Tuesday, December 29, 2015

A Year of Reading


2015 was at least a good year for reading. Herewith, the books I’d recommend the most:

Nabokov in America, Robert Roper: Forget trying to gain a fuller understanding of Vladimir’s novels and just take in the tale. From their close call path to America—the Nabokovs lived in Berlin in the ‘30s, wife Vera was Jewish—to the son’s extraordinary, non-literary pursuits this book could easily be turned into an extended cable series.

Notebooks; 1922 – ’86, edited by Luke O’Sullivan: On his death one British paper tabbed Michael Oakeshott as the greatest conservative political philosopher since Edmund Burke. But Oakeshott was more philosopher than political philosopher. Beginning with notes as he read other philosophers—Plato, Aristotle, Spinoza—and moving on to whatever caught his eye, these aphoristically inclined entries are both interesting and delightful. “It is impossible to get happiness by following a plan. Everything about us, and we are ourselves change continually. To attempt to capture happiness and keep it is foolish.”
Poetry Notebook, Clive James: This slim volume put me on a bit of a poetry jag and in search of authors who I’d never heard of, which is all that needs to be said.

Romanticism; A German Affair, Rudiger Safranski: Somewhere I recall seeing the line that “Lord Byron was too much of a romantic not to float some balloons, and too much of a realist not to puncture them.” There may be a lot of mischief in romantic ideas but after reading this book it’s hard not to conclude that there is also something essential in it and that a ‘correction’ to the Enlightenment was necessary, or at the very least, likely.

Leisure; The Basis of Culture, by Josef Pieper: The aforementioned Michael Oakeshott observed the horror of the mono-modal man.
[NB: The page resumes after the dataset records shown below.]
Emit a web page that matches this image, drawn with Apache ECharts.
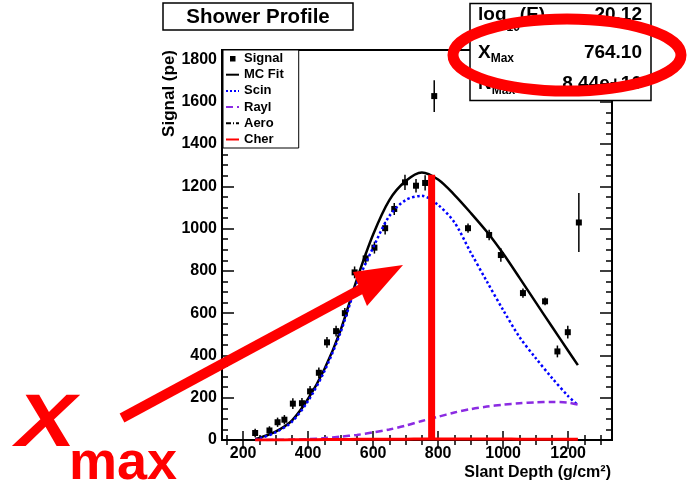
<!DOCTYPE html>
<html>
<head>
<meta charset="utf-8">
<script src="https://cdn.jsdelivr.net/npm/echarts@6/dist/echarts.min.js"></script>
<style>
  html, body { margin: 0; padding: 0; background: #fff; }
  #showerprofile { width: 687px; height: 488px; }
</style>
</head>
<body>
<div id="showerprofile"></div>
<script>
// slant depth grid for the fitted curves (g/cm2)
var depth = [237, 250, 300, 350, 400, 450, 500, 550, 600, 650, 700, 750, 800, 850, 900, 950, 1000, 1050, 1100, 1150, 1200, 1230];
var mcFit = [5, 10, 40, 92, 195, 335, 520, 760, 972, 1135, 1225, 1266, 1232, 1160, 1075, 985, 882, 768, 652, 537, 422, 354];
var scin  = [3, 7, 36, 86, 185, 325, 510, 740, 910, 1060, 1135, 1155, 1112, 1030, 888, 750, 615, 488, 388, 294, 208, 165];
var rayl  = [0, 0, 1, 2, 4, 9, 16, 24, 36, 50, 68, 90, 110, 130, 146, 158, 167, 174, 178, 180, 177, 168];
var aero  = [0, 0, 0, 1, 1, 1, 2, 2, 2, 3, 3, 3, 3, 3, 3, 3, 3, 3, 2, 2, 2, 2];
var cher  = [0, 0, 0, 1, 1, 2, 2, 3, 3, 4, 4, 5, 5, 5, 5, 5, 5, 4, 4, 4, 3, 3];

// measured signal with errors
var sigX   = [237, 281, 306, 327, 353, 381, 406, 433, 458, 486, 513, 543, 577, 604, 637, 665, 698, 732, 760, 788, 892, 957, 993, 1061, 1129, 1167, 1199, 1233];
var sigY   = [33, 45, 84, 96, 172, 174, 230, 318, 462, 515, 600, 793, 859, 910, 1002, 1093, 1219, 1203, 1216, 1627, 1002, 970, 875, 695, 656, 419, 510, 1029];
var sigErr = [20, 20, 22, 22, 25, 25, 25, 25, 25, 25, 25, 28, 28, 28, 30, 28, 36, 32, 36, 75, 22, 25, 32, 22, 18, 28, 30, 140];

// Xmax marker bar
var xmaxBar = [[780, 0], [780, 1255]];

// axis ticks
var xMajorTicks = [200, 400, 600, 800, 1000, 1200];
var xMinorTicks = [150, 250, 300, 350, 450, 500, 550, 650, 700, 750, 850, 900, 950, 1050, 1100, 1150, 1250, 1300];
var yMajorTicks = [0, 200, 400, 600, 800, 1000, 1200, 1400, 1600, 1800];
var yMinorTicks = [50, 100, 150, 250, 300, 350, 450, 500, 550, 650, 700, 750, 850, 900, 950, 1050, 1100, 1150,
                   1250, 1300, 1350, 1450, 1500, 1550, 1650, 1700, 1750];

// stats box
var statLabels = ["{a|log}{s1|10}{a|(E)}", "{a|X}{s2|Max}", "{a|N}{s2|Max}"];
var statValues = ["20.12", "764.10", "8.44e+10"];

var FONT = "Liberation Sans";
var chartDom = document.getElementById("showerprofile");
var myChart = echarts.init(chartDom);

function pairs(xs, ys) {
  return xs.map(function (x, i) { return [x, ys[i]]; });
}
function plain(v) { return String(v); }

function xAxisDef(pos, ticks, len, labels) {
  return {
    type: "value", position: pos, min: 135, max: 1335,
    axisLine: { show: false }, splitLine: { show: false },
    axisTick: { show: true, inside: true, length: len, customValues: ticks,
                lineStyle: { color: "#000", width: 1.5 } },
    axisLabel: labels ? { show: true, customValues: xMajorTicks, margin: 6, color: "#000", formatter: plain,
                          fontFamily: FONT, fontWeight: "bold", fontSize: 16 } : { show: false }
  };
}
function yAxisDef(pos, ticks, len, labels) {
  return {
    type: "value", position: pos, min: 0, max: 1845,
    axisLine: { show: false }, splitLine: { show: false },
    axisTick: { show: true, inside: true, length: len, customValues: ticks,
                lineStyle: { color: "#000", width: 1.5 } },
    axisLabel: labels ? { show: true, customValues: yMajorTicks, margin: 5, color: "#000", formatter: plain,
                          fontFamily: FONT, fontWeight: "bold", fontSize: 16 } : { show: false }
  };
}

var statText = [];
statLabels.forEach(function (lab, i) {
  var ys = [15, 52.5, 84];
  statText.push({
    type: "text", x: 478, y: ys[i], z: 101,
    style: {
      text: lab, align: "left", verticalAlign: "middle", fill: "#000",
      rich: {
        a: { fontFamily: FONT, fontWeight: "bold", fontSize: 19, fill: "#000" },
        s1: { fontFamily: FONT, fontWeight: "bold", fontSize: 12, fill: "#000", padding: [25, 0, 0, 0] },
        s2: { fontFamily: FONT, fontWeight: "bold", fontSize: 12, fill: "#000", padding: [13, 0, 0, 0] }
      }
    }
  });
  statText.push({
    type: "text", x: 642, y: ys[i], z: 101,
    style: { text: statValues[i], align: "right", verticalAlign: "middle", fill: "#000",
             font: "bold 19px " + FONT }
  });
});

var option = {
  animation: false,
  backgroundColor: "#fff",
  textStyle: { fontFamily: FONT },
  grid: { left: 222, right: 75, top: 50, bottom: 48, show: true, borderColor: "#000",
          borderWidth: 2, backgroundColor: "transparent", outerBoundsMode: "none" },
  legend: {
    left: 223, top: 50, orient: "vertical",
    itemWidth: 13, itemHeight: 8, itemGap: 3.2,
    padding: [2, 15, 2, 2],
    backgroundColor: "#fff", borderColor: "#000", borderWidth: 1, borderRadius: 0,
    itemStyle: { color: "rgba(0,0,0,0)", borderColor: "rgba(0,0,0,0)", borderWidth: 0 },
    textStyle: { fontFamily: FONT, fontWeight: "bold", fontSize: 13, color: "#000" },
    data: [
      { name: "Signal", icon: "path://M0,0 M13,8 M4,1.5 L9.5,1.5 L9.5,7 L4,7 Z", itemStyle: { color: "#000" } },
      "MC Fit", "Scin", "Rayl", "Aero", "Cher"
    ]
  },
  xAxis: [
    xAxisDef("bottom", xMajorTicks, 9, true),
    xAxisDef("bottom", xMinorTicks, 5, false),
    xAxisDef("top", xMajorTicks, 9, false),
    xAxisDef("top", xMinorTicks, 5, false)
  ],
  yAxis: [
    yAxisDef("left", yMajorTicks, 12, true),
    yAxisDef("left", yMinorTicks, 6, false),
    yAxisDef("right", yMajorTicks, 12, false),
    yAxisDef("right", yMinorTicks, 6, false)
  ],
  series: [
    {
      name: "Signal", type: "custom", xAxisIndex: 0, yAxisIndex: 0,
      itemStyle: { color: "#000" },
      encode: { x: 0, y: 1 },
      data: sigX.map(function (x, i) { return [x, sigY[i], sigErr[i]]; }),
      renderItem: function (params, api) {
        var x = api.value(0), y = api.value(1), e = api.value(2);
        var c = api.coord([x, y]);
        var lo = api.coord([x, y - e]);
        var hi = api.coord([x, y + e]);
        return {
          type: "group",
          children: [
            { type: "line", shape: { x1: c[0], y1: lo[1], x2: c[0], y2: hi[1] },
              style: { stroke: "#000", lineWidth: 1.5 } },
            { type: "rect", shape: { x: c[0] - 3, y: c[1] - 3, width: 6, height: 6 },
              style: { fill: "#000" } }
          ]
        };
      }
    },
    { name: "MC Fit", type: "line", data: pairs(depth, mcFit), symbol: "none", smooth: 0.3,
      lineStyle: { color: "#000", width: 2.5 }, itemStyle: { color: "#000" } },
    { name: "Scin", type: "line", data: pairs(depth, scin), symbol: "none", smooth: 0.3,
      lineStyle: { color: "#0000ff", width: 2.5, type: "dotted" }, itemStyle: { color: "#0000ff" } },
    { name: "Rayl", type: "line", data: pairs(depth, rayl), symbol: "none", smooth: 0.3,
      lineStyle: { color: "#8b2be2", width: 2.5, type: [7, 4] }, itemStyle: { color: "#8b2be2" } },
    { name: "Aero", type: "line", data: pairs(depth, aero), symbol: "none", smooth: 0.3,
      lineStyle: { color: "#000", width: 1.5, type: [5, 2, 1, 2] }, itemStyle: { color: "#000" } },
    { name: "Cher", type: "line", data: pairs(depth, cher), symbol: "none", smooth: 0.3,
      lineStyle: { color: "#ff0000", width: 3 }, itemStyle: { color: "#ff0000" } },
    { name: "Xmax", type: "line", data: xmaxBar, symbol: "none", z: 5,
      lineStyle: { color: "#ff0000", width: 7 }, itemStyle: { color: "#ff0000" } }
  ],
  graphic: [
    // title box
    { type: "rect", z: 100, shape: { x: 163, y: 3, width: 190, height: 27 },
      style: { fill: "#fff", stroke: "#000", lineWidth: 1.5 } },
    { type: "text", z: 101, x: 258, y: 17,
      style: { text: "Shower Profile", align: "center", verticalAlign: "middle",
               font: "bold 20.5px " + FONT, fill: "#000" } },
    // stats box
    { type: "rect", z: 100, shape: { x: 470, y: 3.5, width: 181, height: 97 },
      style: { fill: "#fff", stroke: "#000", lineWidth: 1.5 } }
  ].concat(statText).concat([
    // axis titles
    { type: "text", z: 101, x: 169, y: 50, rotation: Math.PI / 2,
      style: { text: "Signal (pe)", align: "right", verticalAlign: "middle",
               font: "bold 17px " + FONT, fill: "#000" } },
    { type: "text", z: 101, x: 611, y: 473,
      style: { text: "Slant Depth (g/cm²)", align: "right", verticalAlign: "middle",
               font: "bold 16px " + FONT, fill: "#000" } },
    // annotations
    { type: "ellipse", z: 110, shape: { cx: 567, cy: 55, rx: 114, ry: 36 },
      style: { fill: null, stroke: "#ff0000", lineWidth: 11 } },
    { type: "line", z: 110, shape: { x1: 122, y1: 418, x2: 365, y2: 287 },
      style: { stroke: "#ff0000", lineWidth: 10 } },
    { type: "polygon", z: 110, shape: { points: [[403, 265], [353, 272], [367, 306]] },
      style: { fill: "#ff0000" } },
    { type: "text", z: 110, x: 16, y: 426, scaleX: 1.12, scaleY: 0.92,
      style: { text: "X", align: "left", verticalAlign: "middle",
               font: "italic bold 80px " + FONT, fill: "#ff0000" } },
    { type: "text", z: 110, x: 69, y: 464,
      style: { text: "max", align: "left", verticalAlign: "middle",
               font: "bold 54px " + FONT, fill: "#ff0000" } }
  ])
};

option && myChart.setOption(option);
</script>
</body>
</html>
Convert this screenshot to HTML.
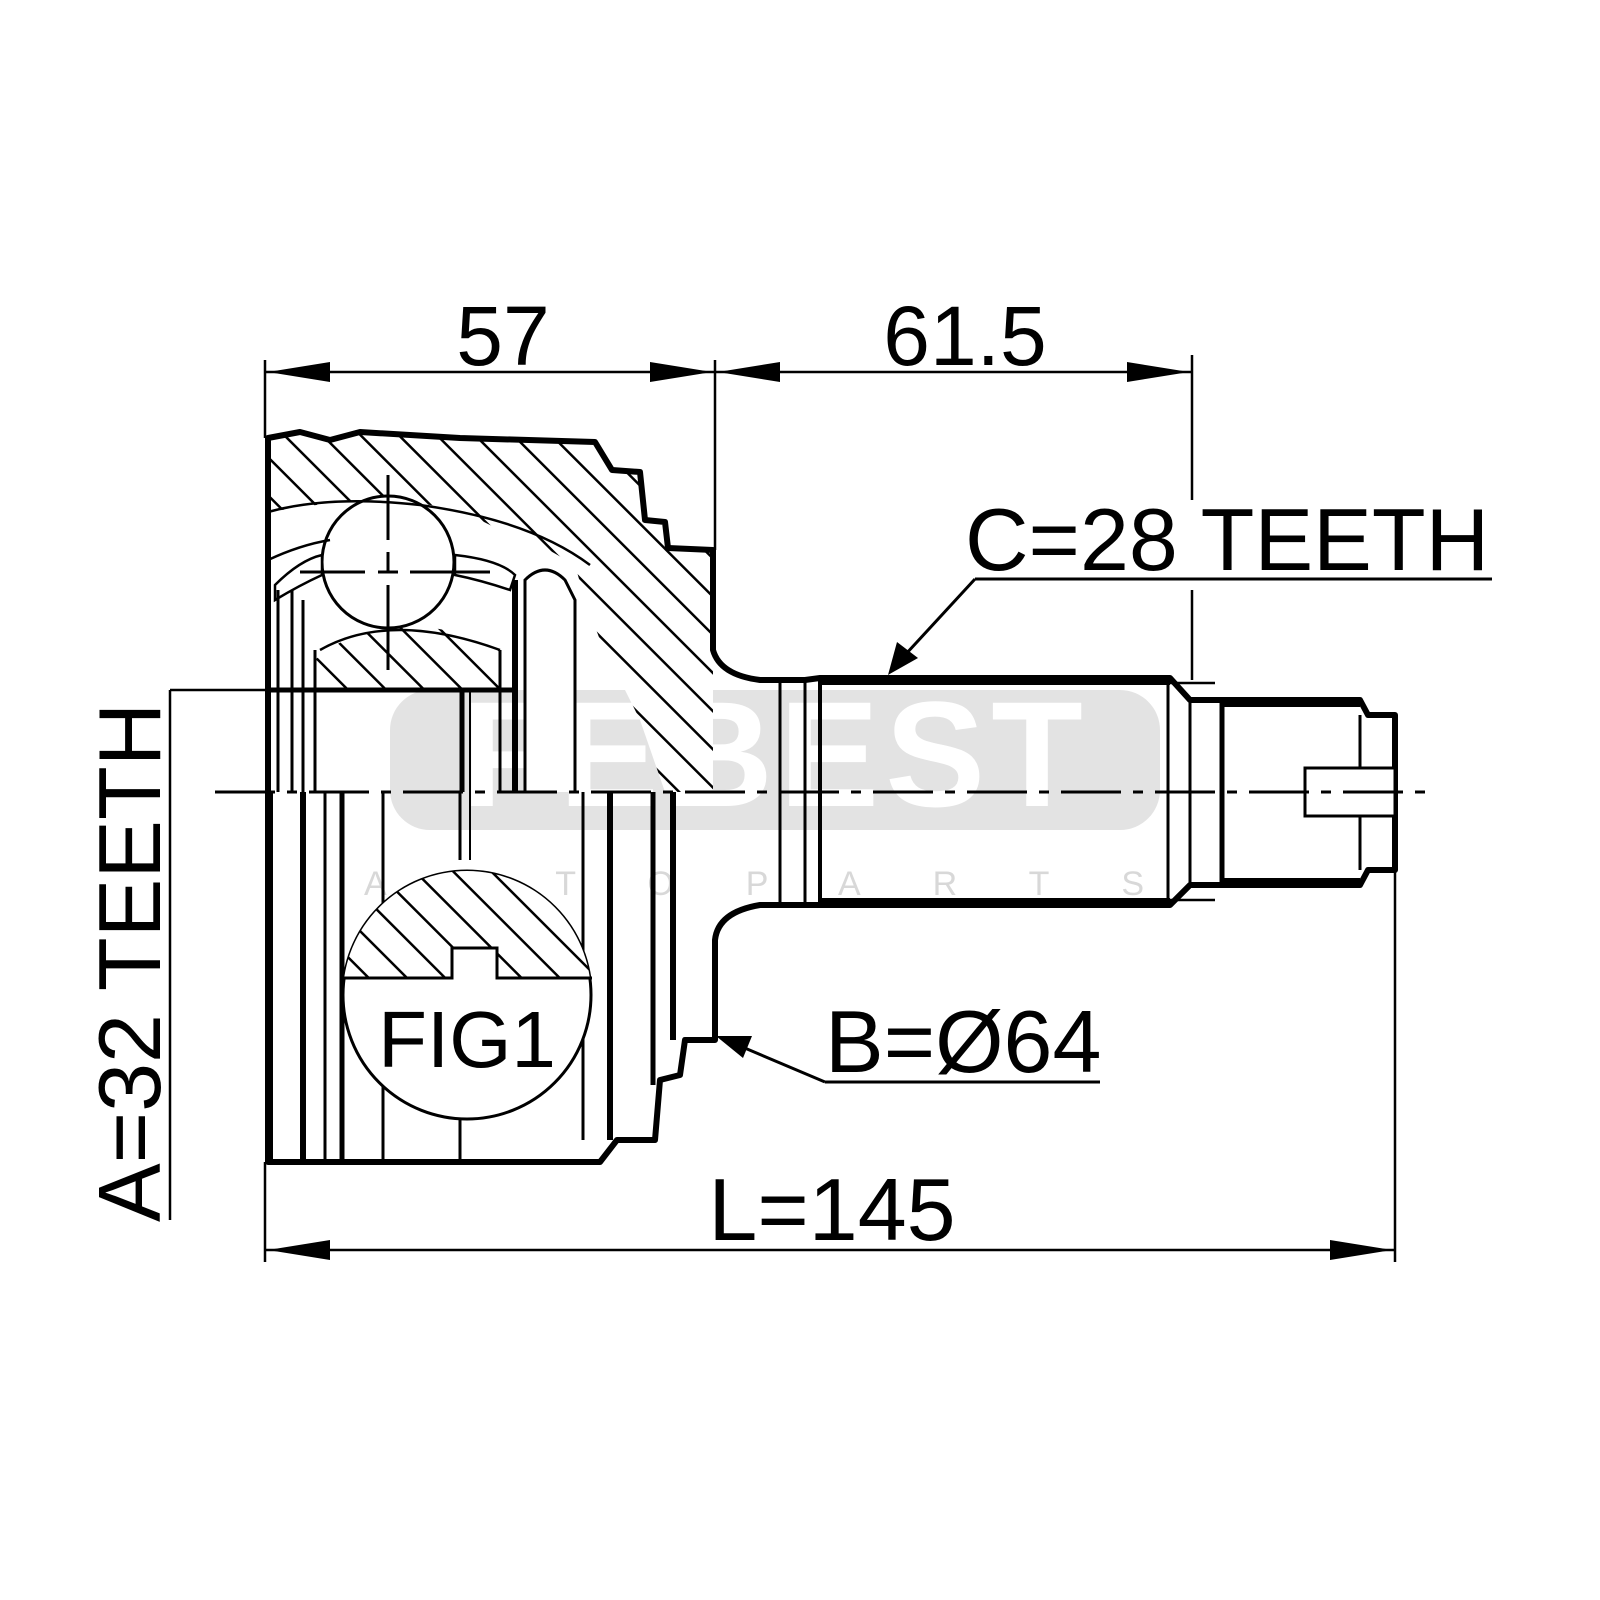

In our time this is most commonly manifested in the person who runs everything through the criteria of usefulness. Like Johan Huizinga’s man the player, this is an argument for recognizing the importance of all that fails the test of practicality. In a time and place of great wealth and smart phones, Pieper’s “the proletarian is the man who is fettered to the process of work” is a caution worth ruminating on.